Examples of joint probability distribution that cannot be captured by Bayesian Network Can anyone give examples of joint probability distribution that cannot be captured by Bayesian Network?
 A: There does not exists a distribution over a finite number of discrete random variables that cannot be captured by a Bayesian Network:
Given a set of random variables $X_1,\dots,X_n$. Define the parents of $X_i$ to be the variables $X_j$ with $j < i$. This BN encodes no (conditional) independencies at all. Then any given probability distribution $P(X_1,\dots,X_n)$ can be represented by this BN, because of the chain rule holding in general:
$$P(X_1,\dots,X_n) = P(X_1)·P(X_2\mid X_1)·P(X_3\mid X_1,X_2) · … · P(X_n \mid X_1,\dots,X_{n-1})$$
A: I think what you mean is you want an example of a joint distribution with conditional independencies that can't be represented in the BN.  You can always factorize a joint into a product of conditionals using the chain rule, eg: $P(X, Y, Z) = P(Z|X,Y)P(Y|X)P(X)$, which does not assume any independence and can be represented with a directed acyclic network, ie a Bayesian network.  The question is what conditional independencies are there between $X, Y$, and $Z$?

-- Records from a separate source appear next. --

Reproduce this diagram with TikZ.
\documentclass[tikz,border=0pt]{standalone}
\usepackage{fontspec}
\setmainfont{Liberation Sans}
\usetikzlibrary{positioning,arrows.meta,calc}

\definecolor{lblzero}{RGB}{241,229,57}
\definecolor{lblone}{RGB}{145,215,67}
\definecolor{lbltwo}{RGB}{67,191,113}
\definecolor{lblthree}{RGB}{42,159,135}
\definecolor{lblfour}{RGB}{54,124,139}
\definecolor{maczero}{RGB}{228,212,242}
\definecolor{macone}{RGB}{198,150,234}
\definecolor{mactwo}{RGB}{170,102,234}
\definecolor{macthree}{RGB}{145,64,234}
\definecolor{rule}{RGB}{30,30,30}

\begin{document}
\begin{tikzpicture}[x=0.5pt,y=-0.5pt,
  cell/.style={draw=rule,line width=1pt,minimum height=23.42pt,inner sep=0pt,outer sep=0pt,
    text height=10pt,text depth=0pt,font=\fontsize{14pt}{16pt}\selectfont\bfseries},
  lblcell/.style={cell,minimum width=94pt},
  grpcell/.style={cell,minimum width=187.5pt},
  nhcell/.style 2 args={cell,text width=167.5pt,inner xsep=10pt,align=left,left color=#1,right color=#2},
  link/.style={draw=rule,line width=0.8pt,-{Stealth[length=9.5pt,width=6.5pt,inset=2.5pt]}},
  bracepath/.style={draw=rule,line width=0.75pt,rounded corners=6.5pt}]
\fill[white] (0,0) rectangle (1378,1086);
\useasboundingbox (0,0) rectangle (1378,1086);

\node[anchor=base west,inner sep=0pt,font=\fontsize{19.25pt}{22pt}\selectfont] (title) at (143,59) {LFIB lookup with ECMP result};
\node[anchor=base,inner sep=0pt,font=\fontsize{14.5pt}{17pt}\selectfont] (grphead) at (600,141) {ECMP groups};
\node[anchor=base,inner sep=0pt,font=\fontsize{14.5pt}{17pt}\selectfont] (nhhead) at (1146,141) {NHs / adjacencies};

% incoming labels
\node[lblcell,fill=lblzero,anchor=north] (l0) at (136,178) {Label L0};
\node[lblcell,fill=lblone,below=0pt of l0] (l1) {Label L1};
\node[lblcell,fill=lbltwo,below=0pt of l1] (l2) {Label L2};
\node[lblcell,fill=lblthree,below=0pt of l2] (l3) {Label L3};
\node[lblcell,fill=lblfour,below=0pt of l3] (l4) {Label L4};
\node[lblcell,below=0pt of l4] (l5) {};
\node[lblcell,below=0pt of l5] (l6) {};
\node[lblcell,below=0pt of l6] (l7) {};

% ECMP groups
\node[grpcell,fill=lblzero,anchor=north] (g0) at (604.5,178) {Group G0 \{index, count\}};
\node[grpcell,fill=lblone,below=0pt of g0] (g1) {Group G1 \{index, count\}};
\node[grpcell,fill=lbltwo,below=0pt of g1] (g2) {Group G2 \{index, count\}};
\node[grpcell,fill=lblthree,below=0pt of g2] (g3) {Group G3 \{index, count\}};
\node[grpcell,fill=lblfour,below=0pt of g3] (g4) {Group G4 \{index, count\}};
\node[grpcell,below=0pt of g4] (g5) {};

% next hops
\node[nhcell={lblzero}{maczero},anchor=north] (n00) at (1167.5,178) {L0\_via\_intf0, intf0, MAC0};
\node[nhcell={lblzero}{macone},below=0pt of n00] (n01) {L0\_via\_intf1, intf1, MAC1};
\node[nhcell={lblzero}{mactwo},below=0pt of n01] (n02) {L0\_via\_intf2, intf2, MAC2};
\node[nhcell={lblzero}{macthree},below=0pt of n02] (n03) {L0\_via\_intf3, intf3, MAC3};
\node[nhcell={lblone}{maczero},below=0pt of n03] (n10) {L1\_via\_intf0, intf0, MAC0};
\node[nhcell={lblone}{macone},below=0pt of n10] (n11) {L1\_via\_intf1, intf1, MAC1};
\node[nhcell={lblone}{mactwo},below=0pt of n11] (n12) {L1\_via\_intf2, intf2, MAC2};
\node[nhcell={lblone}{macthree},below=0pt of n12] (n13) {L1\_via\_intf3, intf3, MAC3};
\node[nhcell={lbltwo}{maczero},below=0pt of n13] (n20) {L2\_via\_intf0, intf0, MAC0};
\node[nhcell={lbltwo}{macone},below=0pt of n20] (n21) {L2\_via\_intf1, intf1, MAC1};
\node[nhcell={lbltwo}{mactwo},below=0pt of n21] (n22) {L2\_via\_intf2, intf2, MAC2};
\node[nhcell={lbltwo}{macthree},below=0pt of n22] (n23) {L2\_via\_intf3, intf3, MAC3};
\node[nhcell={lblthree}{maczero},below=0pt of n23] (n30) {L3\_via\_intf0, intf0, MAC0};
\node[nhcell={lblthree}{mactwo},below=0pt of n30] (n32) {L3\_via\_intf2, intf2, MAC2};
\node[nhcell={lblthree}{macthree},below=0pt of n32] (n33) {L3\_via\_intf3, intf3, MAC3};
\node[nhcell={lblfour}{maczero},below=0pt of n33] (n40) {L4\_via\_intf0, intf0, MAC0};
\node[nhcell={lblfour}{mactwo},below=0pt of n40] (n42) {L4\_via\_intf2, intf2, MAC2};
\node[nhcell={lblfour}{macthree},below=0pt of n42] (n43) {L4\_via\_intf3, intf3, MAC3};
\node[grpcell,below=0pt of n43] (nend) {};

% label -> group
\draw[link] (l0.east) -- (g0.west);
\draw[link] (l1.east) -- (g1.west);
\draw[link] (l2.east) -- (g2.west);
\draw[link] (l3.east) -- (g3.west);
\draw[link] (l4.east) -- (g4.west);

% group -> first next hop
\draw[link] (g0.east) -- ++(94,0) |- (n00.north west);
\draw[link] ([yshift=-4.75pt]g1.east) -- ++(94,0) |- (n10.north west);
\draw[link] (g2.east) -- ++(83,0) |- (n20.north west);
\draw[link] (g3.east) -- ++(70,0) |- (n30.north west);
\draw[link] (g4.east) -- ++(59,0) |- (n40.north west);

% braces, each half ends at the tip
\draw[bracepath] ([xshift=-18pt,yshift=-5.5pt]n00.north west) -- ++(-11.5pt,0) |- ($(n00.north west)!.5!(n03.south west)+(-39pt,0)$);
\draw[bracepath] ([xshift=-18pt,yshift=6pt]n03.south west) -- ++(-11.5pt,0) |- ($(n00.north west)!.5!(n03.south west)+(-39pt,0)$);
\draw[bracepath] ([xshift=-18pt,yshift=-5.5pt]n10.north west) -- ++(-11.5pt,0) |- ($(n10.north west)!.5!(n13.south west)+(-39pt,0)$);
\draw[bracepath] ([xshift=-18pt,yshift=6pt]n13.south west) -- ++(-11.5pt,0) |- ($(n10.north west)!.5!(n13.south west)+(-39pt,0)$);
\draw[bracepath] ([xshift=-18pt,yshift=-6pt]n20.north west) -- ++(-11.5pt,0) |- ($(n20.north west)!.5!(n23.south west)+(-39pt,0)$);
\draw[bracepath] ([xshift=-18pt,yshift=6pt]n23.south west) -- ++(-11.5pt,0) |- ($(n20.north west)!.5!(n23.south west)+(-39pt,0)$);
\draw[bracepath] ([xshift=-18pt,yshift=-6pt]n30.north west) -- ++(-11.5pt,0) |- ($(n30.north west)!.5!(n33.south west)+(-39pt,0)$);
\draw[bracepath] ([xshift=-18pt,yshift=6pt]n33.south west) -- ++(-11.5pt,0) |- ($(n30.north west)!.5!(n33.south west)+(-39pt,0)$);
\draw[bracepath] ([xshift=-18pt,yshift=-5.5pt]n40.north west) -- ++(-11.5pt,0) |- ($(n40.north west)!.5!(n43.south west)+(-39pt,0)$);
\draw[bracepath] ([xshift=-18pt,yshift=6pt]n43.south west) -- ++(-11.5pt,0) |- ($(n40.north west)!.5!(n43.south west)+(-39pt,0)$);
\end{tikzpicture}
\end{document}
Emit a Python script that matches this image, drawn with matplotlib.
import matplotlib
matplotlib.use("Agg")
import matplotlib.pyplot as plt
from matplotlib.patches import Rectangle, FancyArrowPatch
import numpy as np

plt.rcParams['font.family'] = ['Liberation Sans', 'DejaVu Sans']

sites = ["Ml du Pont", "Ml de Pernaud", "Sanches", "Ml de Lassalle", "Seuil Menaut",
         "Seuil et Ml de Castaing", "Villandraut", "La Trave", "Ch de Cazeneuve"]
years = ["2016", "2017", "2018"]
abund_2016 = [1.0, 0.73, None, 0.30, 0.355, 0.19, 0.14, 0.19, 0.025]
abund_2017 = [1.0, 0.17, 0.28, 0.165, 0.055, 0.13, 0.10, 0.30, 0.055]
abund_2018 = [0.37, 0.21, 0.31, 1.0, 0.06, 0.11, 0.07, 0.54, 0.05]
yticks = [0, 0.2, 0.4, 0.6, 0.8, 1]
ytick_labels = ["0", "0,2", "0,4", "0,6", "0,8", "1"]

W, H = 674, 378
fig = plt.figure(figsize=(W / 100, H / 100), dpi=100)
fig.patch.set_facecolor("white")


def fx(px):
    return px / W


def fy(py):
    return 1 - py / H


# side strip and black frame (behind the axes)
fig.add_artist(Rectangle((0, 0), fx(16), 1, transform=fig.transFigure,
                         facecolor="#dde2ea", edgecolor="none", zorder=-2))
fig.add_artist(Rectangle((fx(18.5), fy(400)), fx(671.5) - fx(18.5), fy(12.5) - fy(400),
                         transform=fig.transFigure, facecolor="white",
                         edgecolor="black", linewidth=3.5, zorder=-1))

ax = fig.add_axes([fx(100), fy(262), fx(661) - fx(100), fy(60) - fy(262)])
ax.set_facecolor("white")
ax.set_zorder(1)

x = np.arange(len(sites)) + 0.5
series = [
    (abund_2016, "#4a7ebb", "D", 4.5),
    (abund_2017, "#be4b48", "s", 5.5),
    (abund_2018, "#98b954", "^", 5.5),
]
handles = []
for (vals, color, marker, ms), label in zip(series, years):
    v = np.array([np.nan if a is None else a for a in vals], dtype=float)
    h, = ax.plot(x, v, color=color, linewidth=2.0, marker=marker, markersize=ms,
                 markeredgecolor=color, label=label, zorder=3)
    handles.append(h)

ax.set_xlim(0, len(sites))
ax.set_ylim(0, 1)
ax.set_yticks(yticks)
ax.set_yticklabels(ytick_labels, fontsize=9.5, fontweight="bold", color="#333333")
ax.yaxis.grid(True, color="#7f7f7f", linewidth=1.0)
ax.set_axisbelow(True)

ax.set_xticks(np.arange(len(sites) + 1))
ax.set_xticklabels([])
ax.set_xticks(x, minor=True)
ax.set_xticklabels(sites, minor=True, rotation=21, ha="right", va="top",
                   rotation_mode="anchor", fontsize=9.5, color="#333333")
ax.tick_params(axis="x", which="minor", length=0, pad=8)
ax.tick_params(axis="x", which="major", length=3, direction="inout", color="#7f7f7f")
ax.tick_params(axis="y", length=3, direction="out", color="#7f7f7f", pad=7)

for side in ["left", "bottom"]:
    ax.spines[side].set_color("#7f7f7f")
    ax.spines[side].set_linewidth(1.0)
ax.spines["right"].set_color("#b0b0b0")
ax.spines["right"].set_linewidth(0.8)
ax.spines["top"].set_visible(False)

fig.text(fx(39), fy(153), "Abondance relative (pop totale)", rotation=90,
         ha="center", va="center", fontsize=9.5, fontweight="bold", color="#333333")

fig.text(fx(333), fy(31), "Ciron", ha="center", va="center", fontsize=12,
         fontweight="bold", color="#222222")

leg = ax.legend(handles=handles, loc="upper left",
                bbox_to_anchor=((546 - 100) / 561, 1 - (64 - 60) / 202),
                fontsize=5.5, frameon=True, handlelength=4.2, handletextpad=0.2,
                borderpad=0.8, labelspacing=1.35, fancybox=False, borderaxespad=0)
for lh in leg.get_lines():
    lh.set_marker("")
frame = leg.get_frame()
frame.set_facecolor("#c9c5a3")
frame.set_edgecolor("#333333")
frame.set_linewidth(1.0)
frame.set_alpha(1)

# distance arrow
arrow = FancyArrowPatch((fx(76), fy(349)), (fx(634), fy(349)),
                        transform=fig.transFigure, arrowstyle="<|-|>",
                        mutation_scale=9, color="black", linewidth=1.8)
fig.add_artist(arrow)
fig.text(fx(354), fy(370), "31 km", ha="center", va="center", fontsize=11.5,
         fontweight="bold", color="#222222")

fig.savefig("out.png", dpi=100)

There is a type of 3-way interaction, I've seen it called "uniform association".  The following factorization of the joint: $P(X, Y, Z) = P(X, Y) P(Y, Z) P (Z, X) P(X) P(Y) P(Z)$.  This is not very intuitive, I know, other than to say that or any value of one variable, the association between the other two variables remains constant.
The bivariate probability distributions in that factorization cannot be factorized into conditional probabilities without introducing cycles, thus this factorization cannot be represented with a directed acyclic network.
To model this type of independence, you could use a generalized linear model.
Just found a reference: see page 16 of these notes from Princeton (pdf).
A: Take a DAG graph with with N random variables. Using the chain rule you can encode all independencies in that particular graph.